I Just Want To Bang On The Drum All Day

Disclaimer: I have a very good relationship with my students.  They know that most of what comes out of my mouth is total nonsense, especially prior to 9:00 A.M.  No drummers were hurt in the creation of this post.  Really.  Idle threats, all of them.

I am fairly certain that the entire percussion section of the seventh grade band is in my homeroom.  And when is band?  Immediately after homeroom, so the drumsticks are omnipresent.  The rule is that drumsticks are only to be used on, you know, drums.

There are no drums in my classroom.

Do you honestly think, for even one second, that there is no drumming occurring in my room?  I mean, really.  IT IS CONSTANT.  These kids drum even WITHOUT the sticks.  I know, because I had to ban them from my room after band class.  FOR OBVIOUS REASONS.  The drumming and tapping has been driving me insane all year.  In fairness, the kids themselves warned me that they liked to tap even before they became seventh graders, so it's not like I wasn't prepared.

But this morning, there was drumming.  I do have a stool in my room that is roughly the same size and shape as a snare drum.
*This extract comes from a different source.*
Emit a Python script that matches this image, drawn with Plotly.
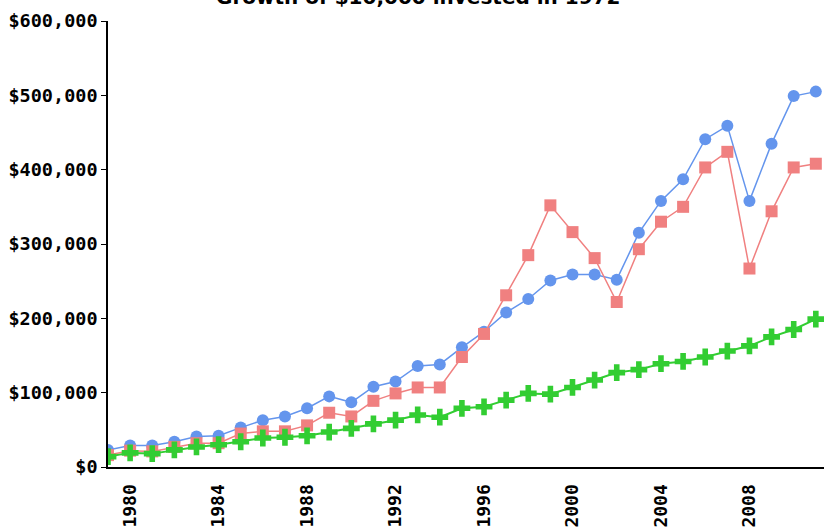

Apparently it was too much temptation for this particular drummer to resist and the madness began.

Me, standing outside my door in the hallway:  I DON'T WANT TO HAVE TO COME IN THERE AND RIP YOUR ARMS OFF, BUT SO HELP ME....

*drumming comes to an immediate halt*

Fellow non-percussionist classmate standing in the hall with me:  That wouldn't solve the problem.  He'd just drum with the stubs.  Or use his head to bang on the wall.

#truth.  Kid's got rhythm.



Tuesday, May 3, 2016

I Don't Think That Word Means What You Think It Means

It's Teacher Appreciation Day.  YAAAAAAY for teachers!

Because my school rocks, we actually get an entire WEEK of appreciation.  I am lucky enough to work at a school where the parents and administrators spoil teachers rotten during this week.  We have lunches every day, presents, cards...it's almost too much.  Almost.  I like to think that I've done my time--most of the other schools I've worked at might send an e-card at the end of the week.

One of the fun activities we have during this week takes place during our morning assembly.  One teacher from each hall competes in a silly game of some sort.  The winner gets to spin a wheel to determine his or her prize, which could be a jeans day, free lunch, or even getting to leave early.

I have never won.

Today, the lucky winner spun and received a pass to leave early.  My homeroom students, who by the way had mocked me for screaming, "WHEEL! OF! FORTUNE!!!!!" when the wheel came out, asked why I couldn't win one of those passes.

"Because I possess neither luck nor ability," I replied.  The students continued to encourage me to attempt to play tomorrow, which seemed suspicious.  "Why do you want me to win?" I queried.  "Why are you trying to encourage me so much? Are you finally starting to appreciate me?"

"If you won a pass to leave early, maybe you could use it to come in late instead.  And then you'd miss our class."

"But I've missed your class like four times out of the past seven," I pointed out.  I was out of town.  Then sick.  Then at a doctor's appointment.

"Yeah, and it's been great!"  was the reply.

We need to work on defining "appreciation," apparently.


Therefore, I will be appreciating Star Wars tomorrow loudly and with relish.  And I shall be involving some homeroom students in the celebration against their will.  To show my appreciation and all.